Jaryk took a spiral staircase up to the third floor, following the sound of a flute. The melody stopped as soon as he entered the professor’s study, where he found Rudra Bose behind a large mahogany desk, every square inch of which was covered by books and clippings.
“Welcome, Mr. Smith,” he said, setting his flute down on the mess of his desk. “I am so glad you have found us, even if it is under the most difficult of circumstances.” When they’d met in Manhattan, Rudra Bose had been attired in a stiff suit, his golden cufflinks catching the dim light of Seven and a Half Dimes, his nervous energy attracting the bartender’s scorn. Now he was in an Indian shirt, his hair oiled back, but his fingernails, chewed to their ends, betrayed a hidden fl
uster.
“Thank you for arranging my travel,” Jaryk said.
“Of course. My deepest condolences for your loss,” said the professor. “You know, Misha and I met almost every week when I was teaching at Columbia. We became friends. He talked about you all the time. Even when he arrived here, he’d tell me tales from your childhood in the orphanage. He was convinced you were on your way, on the next plane here. In the end, I suppose he was right.”
How strange that this man and his oldest friend had broken bread together, Jaryk thought. How strange that while he’d been falling in love Misha had found a new companion: a bookmonger with oily hair and long, womanish lashes. He probably had soft hands, too, which Misha definitely did not. But Misha had loved to learn about the world. Once for his birthday he had bought Jaryk an engraved copy of One Thousand and One Nights, which he’d only skimmed, and which Lucy ultimately took back to her own apartment.
“I’d like to see how he spent his days here. I’d like to see his things,” Jaryk said. “Anything he left behind.”
“Tomorrow, I’ll show you how he spent his days. But now follow me, and you’ll see where he kept his things.” The professor led Jaryk down to the second floor. They passed several rooms where all the furniture was draped in sheets, evidence of a larger life now covered away.
“This was his,” said the professor, stopping at a room with a bay window that faced west, the sunset laying its colors on the plain blue sheets of Misha’s last bed.

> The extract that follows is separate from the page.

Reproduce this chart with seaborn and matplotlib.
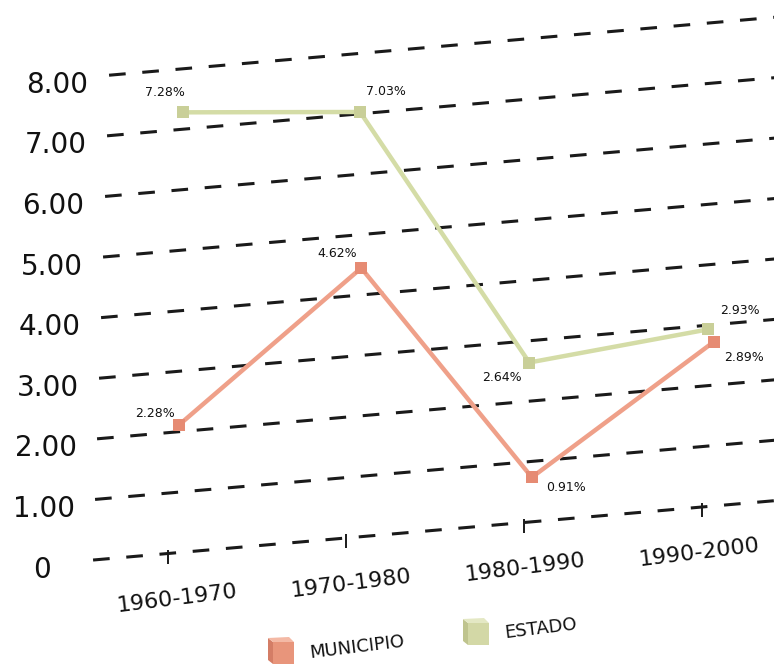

“He was cremated in the village, but I brought his ashes back,” said the professor pointing to a brass urn. Jaryk tested its weight and imagined for a moment that the heft came not from the metal but from whatever Misha had left of his body in this world. He would never have wanted cremation for his friend. The ignominy of it still bothered him. “At least he passed in his sleep,” Jaryk said.